• **Directions for this task**
Copy each entry as it stands, leaving nothing out.

========================================================================

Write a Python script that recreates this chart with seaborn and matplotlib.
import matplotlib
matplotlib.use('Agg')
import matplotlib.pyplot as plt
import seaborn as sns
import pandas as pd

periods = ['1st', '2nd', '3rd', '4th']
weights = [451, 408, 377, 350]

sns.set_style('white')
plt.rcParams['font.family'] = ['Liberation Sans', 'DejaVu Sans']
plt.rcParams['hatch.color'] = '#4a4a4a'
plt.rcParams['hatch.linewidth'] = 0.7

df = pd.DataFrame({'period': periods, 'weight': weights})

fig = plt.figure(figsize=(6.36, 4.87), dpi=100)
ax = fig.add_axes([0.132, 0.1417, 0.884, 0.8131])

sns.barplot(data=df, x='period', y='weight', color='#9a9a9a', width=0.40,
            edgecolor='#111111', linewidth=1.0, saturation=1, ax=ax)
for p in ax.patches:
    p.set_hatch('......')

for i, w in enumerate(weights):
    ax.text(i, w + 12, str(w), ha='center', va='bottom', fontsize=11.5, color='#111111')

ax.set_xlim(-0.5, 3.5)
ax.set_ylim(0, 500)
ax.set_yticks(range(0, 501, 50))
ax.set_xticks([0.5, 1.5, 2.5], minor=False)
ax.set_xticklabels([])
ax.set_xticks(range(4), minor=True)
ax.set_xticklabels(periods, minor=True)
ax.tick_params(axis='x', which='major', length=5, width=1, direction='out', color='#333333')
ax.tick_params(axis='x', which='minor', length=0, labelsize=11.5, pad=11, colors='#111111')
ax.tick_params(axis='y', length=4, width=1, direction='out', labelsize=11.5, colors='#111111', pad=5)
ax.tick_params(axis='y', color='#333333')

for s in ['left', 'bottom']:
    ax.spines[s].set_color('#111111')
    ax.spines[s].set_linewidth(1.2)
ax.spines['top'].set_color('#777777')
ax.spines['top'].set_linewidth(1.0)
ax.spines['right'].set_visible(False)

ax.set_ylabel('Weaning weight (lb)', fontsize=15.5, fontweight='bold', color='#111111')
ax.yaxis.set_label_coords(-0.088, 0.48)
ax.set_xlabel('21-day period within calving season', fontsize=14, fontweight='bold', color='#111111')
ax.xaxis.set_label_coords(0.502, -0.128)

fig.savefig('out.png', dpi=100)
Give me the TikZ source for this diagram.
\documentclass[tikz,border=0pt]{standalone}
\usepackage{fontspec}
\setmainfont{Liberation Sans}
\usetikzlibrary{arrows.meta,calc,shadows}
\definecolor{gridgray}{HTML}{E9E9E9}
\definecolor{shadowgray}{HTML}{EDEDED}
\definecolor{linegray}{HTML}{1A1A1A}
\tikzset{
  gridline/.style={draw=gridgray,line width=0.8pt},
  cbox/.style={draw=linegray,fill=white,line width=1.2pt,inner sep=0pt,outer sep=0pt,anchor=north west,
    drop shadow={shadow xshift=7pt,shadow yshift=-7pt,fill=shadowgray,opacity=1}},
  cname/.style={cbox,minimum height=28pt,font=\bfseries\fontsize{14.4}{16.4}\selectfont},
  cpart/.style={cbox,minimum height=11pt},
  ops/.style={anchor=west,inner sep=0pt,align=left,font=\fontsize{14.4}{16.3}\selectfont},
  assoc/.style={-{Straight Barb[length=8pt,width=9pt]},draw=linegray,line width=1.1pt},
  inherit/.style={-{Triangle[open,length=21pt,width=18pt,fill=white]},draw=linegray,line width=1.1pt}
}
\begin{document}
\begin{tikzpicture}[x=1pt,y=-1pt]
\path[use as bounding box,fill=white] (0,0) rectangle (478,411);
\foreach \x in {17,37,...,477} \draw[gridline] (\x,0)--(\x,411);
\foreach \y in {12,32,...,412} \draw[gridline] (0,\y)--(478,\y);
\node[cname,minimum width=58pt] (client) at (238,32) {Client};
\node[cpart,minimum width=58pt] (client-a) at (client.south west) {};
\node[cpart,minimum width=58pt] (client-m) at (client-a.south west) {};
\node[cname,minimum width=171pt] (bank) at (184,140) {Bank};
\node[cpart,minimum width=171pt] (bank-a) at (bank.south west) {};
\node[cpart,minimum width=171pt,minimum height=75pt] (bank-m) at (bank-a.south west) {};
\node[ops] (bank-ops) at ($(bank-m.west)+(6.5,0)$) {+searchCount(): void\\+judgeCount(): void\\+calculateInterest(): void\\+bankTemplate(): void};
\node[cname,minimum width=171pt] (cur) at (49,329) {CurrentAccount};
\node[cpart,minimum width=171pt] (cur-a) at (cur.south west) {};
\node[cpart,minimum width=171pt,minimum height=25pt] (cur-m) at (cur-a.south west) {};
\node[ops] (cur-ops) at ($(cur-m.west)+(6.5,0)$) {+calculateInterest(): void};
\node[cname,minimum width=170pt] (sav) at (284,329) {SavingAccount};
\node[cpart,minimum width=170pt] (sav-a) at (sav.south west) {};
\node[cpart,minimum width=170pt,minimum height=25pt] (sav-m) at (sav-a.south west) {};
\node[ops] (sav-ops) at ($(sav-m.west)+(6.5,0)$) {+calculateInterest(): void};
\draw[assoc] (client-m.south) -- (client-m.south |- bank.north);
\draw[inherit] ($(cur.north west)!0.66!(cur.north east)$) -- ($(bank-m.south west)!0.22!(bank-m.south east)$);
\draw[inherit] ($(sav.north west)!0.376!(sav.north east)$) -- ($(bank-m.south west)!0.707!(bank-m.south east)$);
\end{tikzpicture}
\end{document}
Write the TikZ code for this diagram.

========================================================================

• **Result**
Write a Python script that recreates this chart with seaborn and matplotlib.
import matplotlib
matplotlib.use('Agg')
import matplotlib.pyplot as plt
import seaborn as sns
import pandas as pd

periods = ['1st', '2nd', '3rd', '4th']
weights = [451, 408, 377, 350]

sns.set_style('white')
plt.rcParams['font.family'] = ['Liberation Sans', 'DejaVu Sans']
plt.rcParams['hatch.color'] = '#4a4a4a'
plt.rcParams['hatch.linewidth'] = 0.7

df = pd.DataFrame({'period': periods, 'weight': weights})

fig = plt.figure(figsize=(6.36, 4.87), dpi=100)
ax = fig.add_axes([0.132, 0.1417, 0.884, 0.8131])

sns.barplot(data=df, x='period', y='weight', color='#9a9a9a', width=0.40,
            edgecolor='#111111', linewidth=1.0, saturation=1, ax=ax)
for p in ax.patches:
    p.set_hatch('......')

for i, w in enumerate(weights):
    ax.text(i, w + 12, str(w), ha='center', va='bottom', fontsize=11.5, color='#111111')

ax.set_xlim(-0.5, 3.5)
ax.set_ylim(0, 500)
ax.set_yticks(range(0, 501, 50))
ax.set_xticks([0.5, 1.5, 2.5], minor=False)
ax.set_xticklabels([])
ax.set_xticks(range(4), minor=True)
ax.set_xticklabels(periods, minor=True)
ax.tick_params(axis='x', which='major', length=5, width=1, direction='out', color='#333333')
ax.tick_params(axis='x', which='minor', length=0, labelsize=11.5, pad=11, colors='#111111')
ax.tick_params(axis='y', length=4, width=1, direction='out', labelsize=11.5, colors='#111111', pad=5)
ax.tick_params(axis='y', color='#333333')

for s in ['left', 'bottom']:
    ax.spines[s].set_color('#111111')
    ax.spines[s].set_linewidth(1.2)
ax.spines['top'].set_color('#777777')
ax.spines['top'].set_linewidth(1.0)
ax.spines['right'].set_visible(False)

ax.set_ylabel('Weaning weight (lb)', fontsize=15.5, fontweight='bold', color='#111111')
ax.yaxis.set_label_coords(-0.088, 0.48)
ax.set_xlabel('21-day period within calving season', fontsize=14, fontweight='bold', color='#111111')
ax.xaxis.set_label_coords(0.502, -0.128)

fig.savefig('out.png', dpi=100)
Give me the TikZ source for this diagram.
\documentclass[tikz,border=0pt]{standalone}
\usepackage{fontspec}
\setmainfont{Liberation Sans}
\usetikzlibrary{arrows.meta,calc,shadows}
\definecolor{gridgray}{HTML}{E9E9E9}
\definecolor{shadowgray}{HTML}{EDEDED}
\definecolor{linegray}{HTML}{1A1A1A}
\tikzset{
  gridline/.style={draw=gridgray,line width=0.8pt},
  cbox/.style={draw=linegray,fill=white,line width=1.2pt,inner sep=0pt,outer sep=0pt,anchor=north west,
    drop shadow={shadow xshift=7pt,shadow yshift=-7pt,fill=shadowgray,opacity=1}},
  cname/.style={cbox,minimum height=28pt,font=\bfseries\fontsize{14.4}{16.4}\selectfont},
  cpart/.style={cbox,minimum height=11pt},
  ops/.style={anchor=west,inner sep=0pt,align=left,font=\fontsize{14.4}{16.3}\selectfont},
  assoc/.style={-{Straight Barb[length=8pt,width=9pt]},draw=linegray,line width=1.1pt},
  inherit/.style={-{Triangle[open,length=21pt,width=18pt,fill=white]},draw=linegray,line width=1.1pt}
}
\begin{document}
\begin{tikzpicture}[x=1pt,y=-1pt]
\path[use as bounding box,fill=white] (0,0) rectangle (478,411);
\foreach \x in {17,37,...,477} \draw[gridline] (\x,0)--(\x,411);
\foreach \y in {12,32,...,412} \draw[gridline] (0,\y)--(478,\y);
\node[cname,minimum width=58pt] (client) at (238,32) {Client};
\node[cpart,minimum width=58pt] (client-a) at (client.south west) {};
\node[cpart,minimum width=58pt] (client-m) at (client-a.south west) {};
\node[cname,minimum width=171pt] (bank) at (184,140) {Bank};
\node[cpart,minimum width=171pt] (bank-a) at (bank.south west) {};
\node[cpart,minimum width=171pt,minimum height=75pt] (bank-m) at (bank-a.south west) {};
\node[ops] (bank-ops) at ($(bank-m.west)+(6.5,0)$) {+searchCount(): void\\+judgeCount(): void\\+calculateInterest(): void\\+bankTemplate(): void};
\node[cname,minimum width=171pt] (cur) at (49,329) {CurrentAccount};
\node[cpart,minimum width=171pt] (cur-a) at (cur.south west) {};
\node[cpart,minimum width=171pt,minimum height=25pt] (cur-m) at (cur-a.south west) {};
\node[ops] (cur-ops) at ($(cur-m.west)+(6.5,0)$) {+calculateInterest(): void};
\node[cname,minimum width=170pt] (sav) at (284,329) {SavingAccount};
\node[cpart,minimum width=170pt] (sav-a) at (sav.south west) {};
\node[cpart,minimum width=170pt,minimum height=25pt] (sav-m) at (sav-a.south west) {};
\node[ops] (sav-ops) at ($(sav-m.west)+(6.5,0)$) {+calculateInterest(): void};
\draw[assoc] (client-m.south) -- (client-m.south |- bank.north);
\draw[inherit] ($(cur.north west)!0.66!(cur.north east)$) -- ($(bank-m.south west)!0.22!(bank-m.south east)$);
\draw[inherit] ($(sav.north west)!0.376!(sav.north east)$) -- ($(bank-m.south west)!0.707!(bank-m.south east)$);
\end{tikzpicture}
\end{document}
Write the TikZ code for this diagram.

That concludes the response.